## Directions for this task
Without the pictures, extract every line from the start of the material to the line containing "const fmt = v", both ends included.
::::::::
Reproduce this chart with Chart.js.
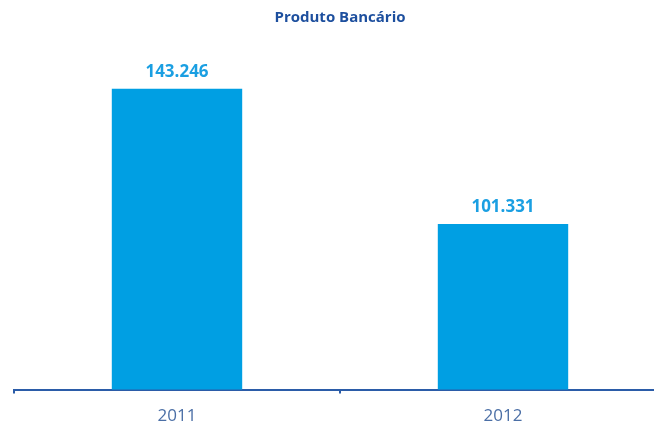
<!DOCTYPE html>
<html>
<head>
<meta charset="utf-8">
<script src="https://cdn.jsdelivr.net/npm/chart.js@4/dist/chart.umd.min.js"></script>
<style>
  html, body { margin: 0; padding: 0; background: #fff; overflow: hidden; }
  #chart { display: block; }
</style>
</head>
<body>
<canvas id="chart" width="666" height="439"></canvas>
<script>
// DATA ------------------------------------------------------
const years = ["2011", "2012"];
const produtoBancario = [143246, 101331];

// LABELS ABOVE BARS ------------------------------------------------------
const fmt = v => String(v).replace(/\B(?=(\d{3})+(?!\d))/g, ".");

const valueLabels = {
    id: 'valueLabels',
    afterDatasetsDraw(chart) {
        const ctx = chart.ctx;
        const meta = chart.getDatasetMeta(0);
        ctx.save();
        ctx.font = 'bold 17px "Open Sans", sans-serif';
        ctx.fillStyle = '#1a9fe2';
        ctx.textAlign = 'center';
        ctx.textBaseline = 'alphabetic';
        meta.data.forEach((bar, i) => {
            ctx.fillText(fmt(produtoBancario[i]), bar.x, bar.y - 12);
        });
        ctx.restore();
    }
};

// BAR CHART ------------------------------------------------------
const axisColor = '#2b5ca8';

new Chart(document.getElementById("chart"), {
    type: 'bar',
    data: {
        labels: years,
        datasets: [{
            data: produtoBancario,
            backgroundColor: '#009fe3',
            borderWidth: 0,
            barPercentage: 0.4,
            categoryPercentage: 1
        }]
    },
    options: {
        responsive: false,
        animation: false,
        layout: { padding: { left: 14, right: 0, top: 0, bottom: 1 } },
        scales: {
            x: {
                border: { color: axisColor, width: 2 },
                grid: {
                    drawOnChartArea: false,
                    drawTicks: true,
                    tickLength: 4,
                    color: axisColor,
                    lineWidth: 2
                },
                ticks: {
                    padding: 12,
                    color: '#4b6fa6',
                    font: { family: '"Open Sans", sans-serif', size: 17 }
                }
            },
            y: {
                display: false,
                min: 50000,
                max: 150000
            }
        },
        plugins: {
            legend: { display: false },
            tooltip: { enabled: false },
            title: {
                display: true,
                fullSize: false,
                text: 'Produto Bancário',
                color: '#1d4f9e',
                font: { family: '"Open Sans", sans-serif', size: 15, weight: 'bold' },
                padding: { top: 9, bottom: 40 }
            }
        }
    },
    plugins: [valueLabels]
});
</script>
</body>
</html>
::::::::
## Solution to this task
Reproduce this chart with Chart.js.
<!DOCTYPE html>
<html>
<head>
<meta charset="utf-8">
<script src="https://cdn.jsdelivr.net/npm/chart.js@4/dist/chart.umd.min.js"></script>
<style>
  html, body { margin: 0; padding: 0; background: #fff; overflow: hidden; }
  #chart { display: block; }
</style>
</head>
<body>
<canvas id="chart" width="666" height="439"></canvas>
<script>
// DATA ------------------------------------------------------
const years = ["2011", "2012"];
const produtoBancario = [143246, 101331];

// LABELS ABOVE BARS ------------------------------------------------------
const fmt = v => String(v).replace(/\B(?=(\d{3})+(?!\d))/g, ".");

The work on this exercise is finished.